Barring some miracle, it will take new revenue to protect core human services, education and public safety. Additional taxes of some kind look necessary. Without more money, for example, school districts with relatively poor tax bases – such as Tacoma, Puyallup, Clover Park and University Place – could lose many millions of dollars in state levy equalization funding.
It will take leadership and courage to make this case to the voters.
Cut government overhead
Local government, too, faces a brutal trade-off between employee compensation and public services.
The City of Tacoma has become a horror story. After handing out generous raises and fat benefits for years, it has suddenly found itself deep in the hole now that the wishful thinking in its current budget has collided with hard reality.
City officials are looking at staggering cuts – as many as 100 positions – in Tacoma's police and fire departments. Public safety could be gravely compromised, in large measure because of the city's high overhead costs.
Much of the problem – in Tacoma and elsewhere – stems from calibrating public payrolls to a "market" that consists of comparisons with the supersized public payrolls of other cities. In the real economy, market compensation is based on competition for jobs and workers, in both the public and private sectors.
Like businesses, governments should offer the pay and benefits needed to hire talented people and keep them from leaving. But for many positions, that's lower than compensation indexed to other cities' artificially high pay scales. If comparisons are perpetuated as the basis for pay and benefits, local governments will continue to sacrifice public services on the altar of employee compensation.

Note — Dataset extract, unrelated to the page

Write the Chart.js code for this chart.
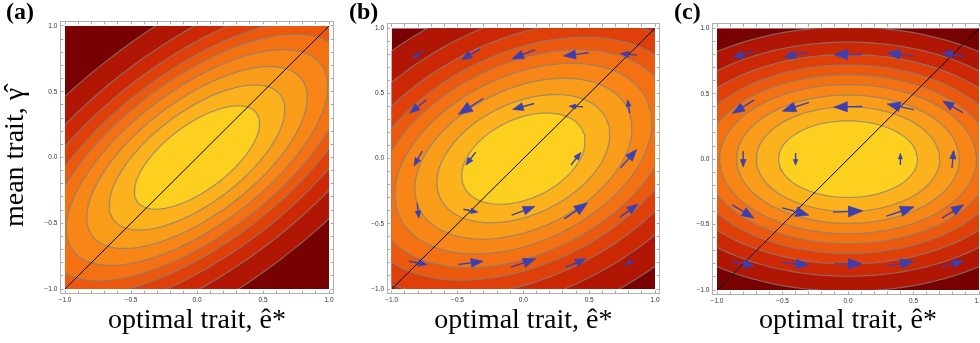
<!DOCTYPE html>
<html><head><meta charset="utf-8">
<script src="https://cdn.jsdelivr.net/npm/chart.js@4.4.1/dist/chart.umd.min.js"></script>
<style>
html,body{margin:0;padding:0;background:#fff;}
#wrap{position:relative;width:980px;height:343px;overflow:hidden;background:#fff;}
#wrap canvas{position:absolute;left:0;top:0;}
.plabel{position:absolute;top:-1px;font-family:"Liberation Serif","DejaVu Serif",serif;font-weight:bold;font-size:24px;line-height:1;color:#000;}
</style></head>
<body>
<div id="wrap">
  <canvas id="chartA" width="1000" height="343"></canvas>
  <canvas id="chartB" width="1000" height="343"></canvas>
  <canvas id="chartC" width="1000" height="343"></canvas>
  <div class="plabel" style="left:6px">(a)</div>
  <div class="plabel" style="left:349px">(b)</div>
  <div class="plabel" style="left:674px">(c)</div>
</div>
<script>
// ---------------- data ----------------
const TICK_VALUES = [-1,-0.9,-0.8,-0.7,-0.6,-0.5,-0.4,-0.3,-0.2,-0.1,0,0.1,0.2,0.3,0.4,0.5,0.6,0.7,0.8,0.9,1];
const MAJOR_TICKS = [-1,-0.5,0,0.5,1];
const DIAGONAL = [{x:-1,y:-1},{x:1,y:1}];
const DATA_BOX = [{x:-1,y:-1},{x:1,y:-1},{x:1,y:1},{x:-1,y:1},{x:-1,y:-1}];
// fill colours of the contour bands, innermost (yellow) to outermost (dark red)
const BAND_COLORS = ['#fdd01f','#fbb21c','#f99c1a','#f78617','#f37113','#eb590e','#df4009','#cd2806','#b11503','#780101'];

// contour ellipses (semi-axes, innermost first) and tilt of the major axis in degrees
const A_ANGLE = 37;
const A_MAJOR = [0.563,0.79,0.992,1.176,1.344,1.498,1.691,1.93,2.27];
const A_MINOR = [0.248,0.348,0.437,0.518,0.592,0.66,0.745,0.85,1.0];
const B_ANGLE = 26;
const B_MAJOR = [0.499,0.70,0.879,1.041,1.19,1.328,1.497,1.706,2.01];
const B_MINOR = [0.304,0.427,0.536,0.635,0.726,0.81,0.913,1.04,1.226];
const C_ANGLE = 0;
const C_MAJOR = [0.53,0.70,0.85,0.98,1.10,1.22,1.36,1.52,1.72];
const C_MINOR = [0.293,0.40,0.49,0.57,0.645,0.72,0.80,0.895,1.01];

// arrow grid (centres) and arrow vectors, rows top (y=0.8) to bottom (y=-0.8)
const ARROW_X = [-0.8,-0.4,0,0.4,0.8];
const ARROW_Y = [0.8,0.4,0,-0.4,-0.8];
const B_U = [[-0.08,-0.139,-0.177,-0.19,-0.127],
             [-0.127,-0.19,-0.164,-0.106,-0.017],
             [-0.063,-0.076,0,0.076,0.122],
             [0.012,0.111,0.177,0.178,0.14],
             [0.14,0.19,0.19,0.152,0.076]];
const B_V = [[-0.064,-0.082,-0.071,-0.025,0.012],
             [-0.102,-0.123,-0.046,0.004,0.102],
             [-0.115,-0.1,0,0.097,0.14],
             [-0.115,-0.023,0.067,0.123,0.102],
             [-0.025,0.025,0.064,0.064,0.046]];
const C_U = [[-0.153,-0.178,-0.216,-0.204,-0.166],
             [-0.166,-0.204,-0.216,-0.204,-0.153],
             [0,0,0,0,0.013],
             [0.166,0.204,0.229,0.211,0.166],
             [0.166,0.204,0.216,0.204,0.166]];
const C_V = [[-0.044,-0.038,0,0.026,0.031],
             [-0.102,-0.067,-0.005,0.044,0.089],
             [-0.122,-0.094,0,0.089,0.135],
             [-0.102,-0.056,0.01,0.071,0.102],
             [-0.033,-0.02,0,0.035,0.043]];

const X_TITLE = 'optimal trait, ê*';
const Y_TITLE = 'mean trait, γ̂';

// ---------------- style / layout ----------------
const FRAME_RANGE = 1.035;
const ELLIPSE_STEPS = 160;
const CONTOUR_LINE = 'rgba(128,128,128,0.75)';
const ARROW_COLOR = '#3b3fb0';
const HEAD_LEN = 0.48, HEAD_WID = 0.36;
const CANVAS_W = 1000, CANVAS_H = 343;
const SERIF = '"Liberation Serif","DejaVu Serif",serif';

function fmt(v){ const s = Math.abs(v).toFixed(1); return v < -1e-9 ? '\u2212' + s : s; }
function isMajor(v){ return MAJOR_TICKS.some(m => Math.abs(m - v) < 1e-6); }

function ellipsePts(a, b, deg){
  const th = deg*Math.PI/180, c = Math.cos(th), s = Math.sin(th), pts = [];
  for (let i = 0; i <= ELLIPSE_STEPS; i++){
    const t = 2*Math.PI*i/ELLIPSE_STEPS, u = a*Math.cos(t), v = b*Math.sin(t);
    pts.push({x: u*c - v*s, y: u*s + v*c});
  }
  return pts;
}

function arrowSets(U, V){
  const out = [];
  ARROW_Y.forEach((y, r) => ARROW_X.forEach((x, k) => {
    const u = U[r][k], v = V[r][k], L = Math.hypot(u, v);
    if (L < 1e-6) return;
    const dx = u/L, dy = v/L, px = -dy, py = dx;
    const tip = {x: x + u/2, y: y + v/2}, tail = {x: x - u/2, y: y - v/2};
    const hl = HEAD_LEN*L, hw = HEAD_WID*L;
    const base = {x: tip.x - dx*hl, y: tip.y - dy*hl};
    out.push({data:[tail, {x: base.x + dx*hl*0.3, y: base.y + dy*hl*0.3}], borderColor: ARROW_COLOR, borderWidth: 1.4, fill: false, order: 3});
    out.push({data:[tip, {x: base.x + px*hw/2, y: base.y + py*hw/2}, {x: base.x - px*hw/2, y: base.y - py*hw/2}, tip],
      borderColor: ARROW_COLOR, borderWidth: 0.6, backgroundColor: ARROW_COLOR, fill: 'shape', order: 2});
  }));
  return out;
}

const clipPlugin = {
  id: 'dataClip',
  beforeDatasetsDraw(chart){
    const {ctx, scales:{x, y}} = chart;
    const l = x.getPixelForValue(-1), r = x.getPixelForValue(1), t = y.getPixelForValue(1), b = y.getPixelForValue(-1);
    ctx.save(); ctx.beginPath(); ctx.rect(l, t, r - l, b - t); ctx.clip();
  },
  afterDatasetsDraw(chart){ chart.ctx.restore(); }
};

function scaleCfg(pos, size, showLabels, title){
  const horiz = pos === 'top' || pos === 'bottom';
  return {
    type: 'linear', position: pos, min: -FRAME_RANGE, max: FRAME_RANGE, bounds: 'data',
    afterBuildTicks: s => { s.ticks = TICK_VALUES.map(v => ({value: v})); },
    afterFit: s => { if (horiz) s.height = size; else s.width = size; },
    grid: {drawOnChartArea: false, drawTicks: true, tickLength: -3, tickColor: '#a8a8a8', tickWidth: 1},
    border: {display: true, color: '#b0b0b0', width: 1},
    ticks: {display: showLabels, autoSkip: false, maxRotation: 0, minRotation: 0, padding: 6,
      font: {family: '"Liberation Sans","DejaVu Sans",sans-serif', size: 6.5}, color: '#333',
      callback: v => isMajor(v) ? fmt(v) : ''},
    title: title ? {display: true, text: title.text, color: '#000',
      font: {family: SERIF, size: 28, lineHeight: 1}, padding: title.padding} : {display: false}
  };
}

function makePanel(id, dataBox, angle, majors, minors, U, V, leftW, yTitle){
  // dataBox: pixel box of the -1..1 region [x0, x1, y0, y1]
  const [x0, x1, y0, y1] = dataBox;
  const hx = (x1 - x0)/2, hy = (y1 - y0)/2;
  const L = x0 - hx*(FRAME_RANGE - 1), R = x1 + hx*(FRAME_RANGE - 1);
  const T = y0 - hy*(FRAME_RANGE - 1), B = y1 + hy*(FRAME_RANGE - 1);
  const datasets = [];
  datasets.push({data: DATA_BOX, backgroundColor: BAND_COLORS[BAND_COLORS.length - 1], borderWidth: 0, fill: 'shape', order: 200});
  for (let k = majors.length - 1; k >= 0; k--){
    datasets.push({data: ellipsePts(majors[k], minors[k], angle), backgroundColor: BAND_COLORS[k],
      borderColor: CONTOUR_LINE, borderWidth: 1.2, fill: 'shape', order: 50 + k});
  }
  datasets.push({data: DIAGONAL, borderColor: '#000', borderWidth: 1, fill: false, order: 10});
  if (U) arrowSets(U, V).forEach(d => datasets.push(d));
  return new Chart(document.getElementById(id), {
    type: 'line',
    data: {datasets},
    options: {
      responsive: false, animation: false, devicePixelRatio: 1, events: [],
      layout: {padding: {left: L - leftW, right: CANVAS_W - R - 3, top: T - 3, bottom: 0}},
      elements: {point: {radius: 0, hoverRadius: 0}, line: {tension: 0}},
      plugins: {legend: {display: false}, tooltip: {enabled: false}},
      scales: {
        x: scaleCfg('bottom', CANVAS_H - B, true, {text: X_TITLE, padding: {top: 0, bottom: 8}}),
        y: scaleCfg('left', leftW, true, yTitle ? {text: Y_TITLE, padding: {top: 2, bottom: 0}} : null),
        x2: scaleCfg('top', 3, false, null),
        y2: scaleCfg('right', 3, false, null)
      }
    },
    plugins: [clipPlugin]
  });
}

makePanel('chartA', [65, 329, 26, 289], A_ANGLE, A_MAJOR, A_MINOR, null, null, 60.4, true);
makePanel('chartB', [391.7, 655, 28.3, 289], B_ANGLE, B_MAJOR, B_MINOR, B_U, B_V, 30, false);
makePanel('chartC', [717, 979, 28.3, 290], C_ANGLE, C_MAJOR, C_MINOR, C_U, C_V, 30, false);
</script>
</body></html>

Invest in lifelong education
Washingtonians have seen their access to higher education sharply curtailed over the last three years. Community colleges – the workhorses of workforce development – have had their legislative support cut by a third. The Legislature has cut appropriations for four-year schools by as much as half; students are writing far bigger tuition checks but still having trouble getting into courses they need.

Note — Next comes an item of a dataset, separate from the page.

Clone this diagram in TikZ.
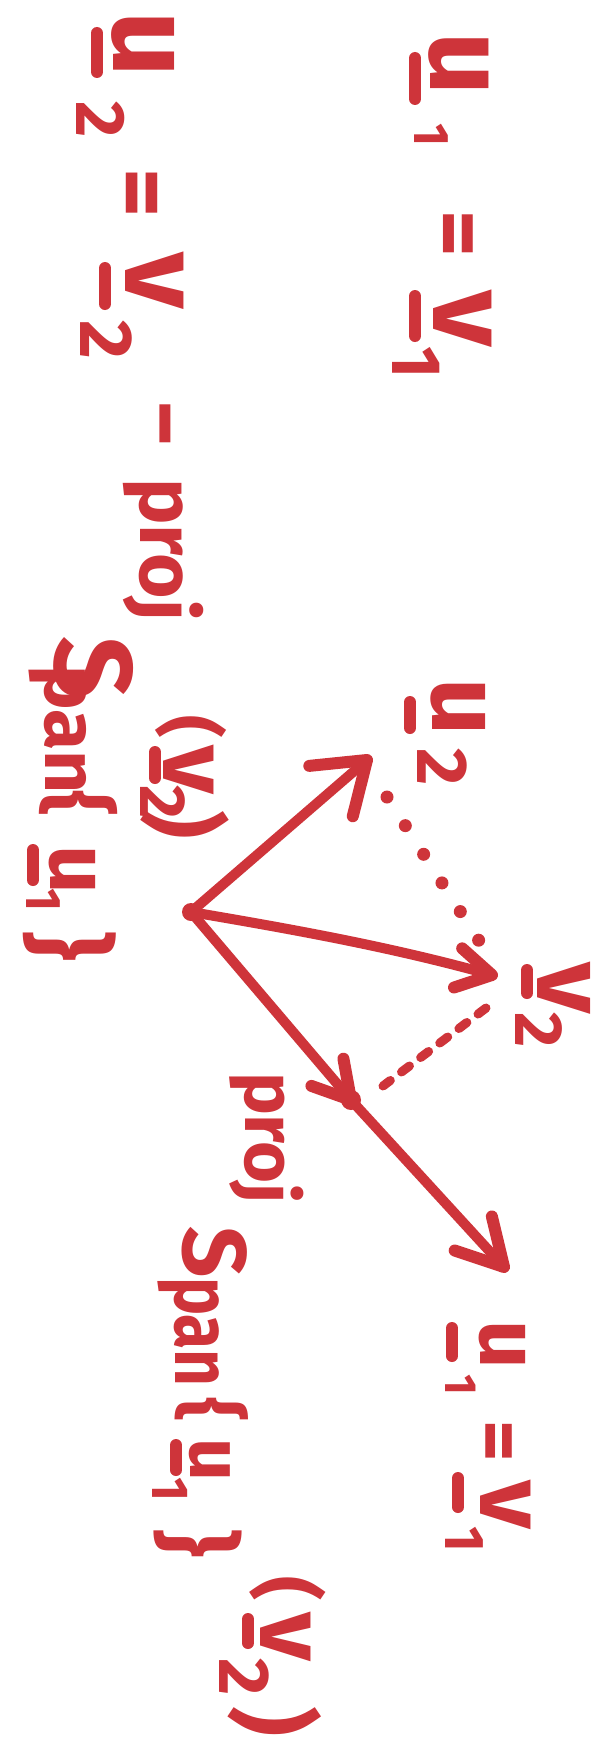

Protecting community college and university enrollments should be an overriding priority as the Legislature confronts the budget shortfall. If tuition is to be increased further, financial aid should be expanded commensurately.
Washington's public schools need healthy funding, including levy equalization, but they also need a new attitude at the top. The state's K-12 establishment fights reform. It has resisted efforts to hold schools and teachers accountable for their performance; it has sabotaged efforts to give parents the option of charter schools, which are a common and often successful alternative in other states.
Washington failed pathetically in its attempt to win some of the federal Race to the Top money the Obama administration earmarked for reform-minded states. The state's public school system needs better leadership as least as much as it needs more money.
Fix transportation chokepoints
The economy has left Washington in a poor position to address additional long-term transportation needs, but the Legislature should at least be pursuing solutions to one of the state's worst congestion points: the mess on Interstate 5 between Lakewood and the state capital.
With Joint Base Lewis-McChord poised to add thousands of soldiers, the bottleneck is only going to get tighter. Relieving it will require federal as well as state transportation money. Members of Congress should ensure that JBLM's growing pains aren't outsourced to commuters.
Mass transit and new carpool lanes would alleviate the jams. Extending Sounder's commuter rail service is one option the region's leaders should be exploring.
Veterans now leaving the military face the toughest job market since the Great Depression; among the youngest of them, the rate of unemployment is twice that of their nonveteran peers. National Guard and reservists who would have held civilian jobs in peacetime now often find themselves without employment after multiple overseas deployments.
The military and military communities like ours must not only care for returning veterans' physical and emotional needs, we must also ensure that service to country doesn't come at the expense of the ability to support a family. For most discharged veterans, the best form of assistance is a job.
Foster open government
Ensuring that government business happens in the open is key to protecting and improving the public welfare. Public agencies that hide their business and decision-making are prone to corruption and less likely to be responsive to community concerns.
The Legislature has been remiss in not making lawmakers subject to the same disclosure rules that govern their local government counterparts. Also overdue: The closure of a loophole that allows public agencies to keep records secret by defining them as confidential legal work.
State officials must push back against any erosion of the voters' ability to make informed decisions, a foundation of democratic self-government.